Business, on the other hand, was booming. By 1937, General Motors was posting record profits and producing nearly 40 percent of the world’s cars. The same year, the company moved to cut wages yet again, and Oshawa workers had had enough. That March, they joined the United Auto Workers (UAW), an affiliate of the Congress of Industrial Organizations (CIO), and promptly withdrew their labor.
“3,700 Motor Workers Strike at Oshawa,” announced the Toronto Daily Star’s headline on April 8, 1937, with the subtitle “’Won’t build another car until they sign’ Organizer Declares; Walkout Orderly; 260 Girls quit work with men and help picket plant.” An accompanying report describes the scene on the strike’s first day as follows:
A stand-up strike not a sit-down strike with 260 women joining the men on the picket line. It begins quietly with workers first filing into work as usual at 7 am and then five minutes later just as peacefully, exiting the plant. Simultaneously, 400 pickets are flung up around the works with pre-arranged precision.
The workers’ demands were straightforward: an eight-hour day, higher wages and better working conditions, a seniority system, and official recognition of their union, the new United Auto Workers. Notwithstanding the apparently calm atmosphere on the strike’s first day, the company and its political patrons were swift and brutal in their response.
Ontario’s Liberal premier Mitchell Hepburn, who had campaigned in 1934 on a promise “to swing well to the left,” predictably swung toward capital instead. A four-hundred-strong unit of armed militia (alternatively dubbed “Hepburn’s Hussars” or “Sons of Mitches” in Oshawa) soon took up machine gun positions. As author Bob Linton writes in his history of UAW Local 222, the militia was “issued live ammunition with instructions to shoot the strikers at the knees if ordered to fire.”
Partly because of the CIO’s involvement, the strike soon made news outside of Canada. As the Lafayette Journal & Courier reported on April 13:
Premier Mitchell Hepburn of Ontario accused [CIO leader John] Lewis of trying to become “economic and political dictator” of both the United States and Canada and declared that, if he came to Canada and sponsored any overt act, or if any of his aids should do so, they would be jailed “for a good, long time and there wouldn’t be any bail.”
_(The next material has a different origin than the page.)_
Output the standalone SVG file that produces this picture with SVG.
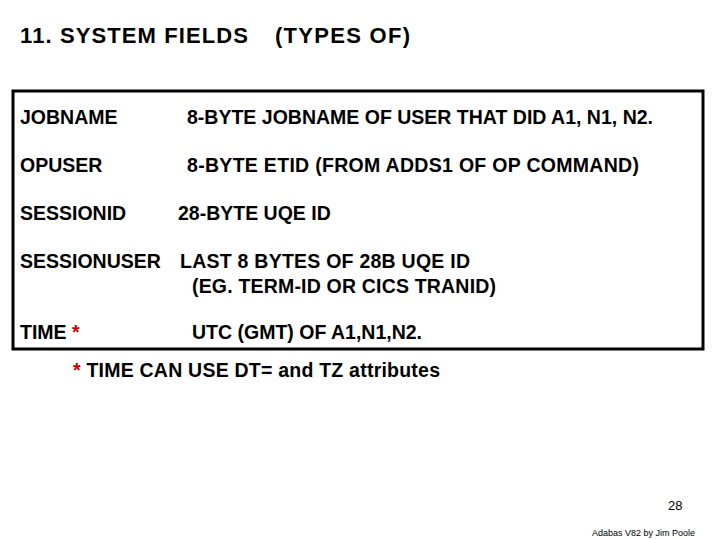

The following day, reporting that the company was being forced to fulfill emergency orders with its American plants, the Indianapolis Daily Star also described the strike as peaceful while quoting Hepburn’s characterization that “Communists from outside were ready and willing to take an increasingly active part.” Hepburn’s own minister of labor, David Croll, and his attorney general, Arthur Roebuck, resigned from cabinet, and a coalition of assorted trade unionists, locals, communists, and members of the socialist Co-Operative Commonwealth Federation (forerunner to the present-day New Democratic Party) assembled to back the workers.
After two weeks, the strike had weakened Hepburn and cost the company. While General Motors still officially refused to recognize the UAW, the pro-business Globe and Mail’s report from April 24 captures the jubilant mood as workers declared victory and ratified the settlement by a margin of 2,203 to 36:
There are no picket lines in Oshawa tonight. The tents of the strikers have been struck. And this city is celebrating. Gaily, jubilantly, it is marking the end of the 16-day strike which paralyzed its major industry, which extended its deadening influence throughout hundreds of other plants and dealers organizations, which took its toll in the town’s merchandising business, and which at one stage threatened to end in CIO domination. Tonight members of the local union, now ex-strikers, danced in the armories where a few hours before they took a vote.
Though undated, a statement attributed to Local 222 succinctly captures the legacy of Oshawa’s General Motors strike: “In 1937, when several thousand members signed union cards, the hopelessness of the Depression gave way to a new hope, a new confidence. UAW 222 was born.”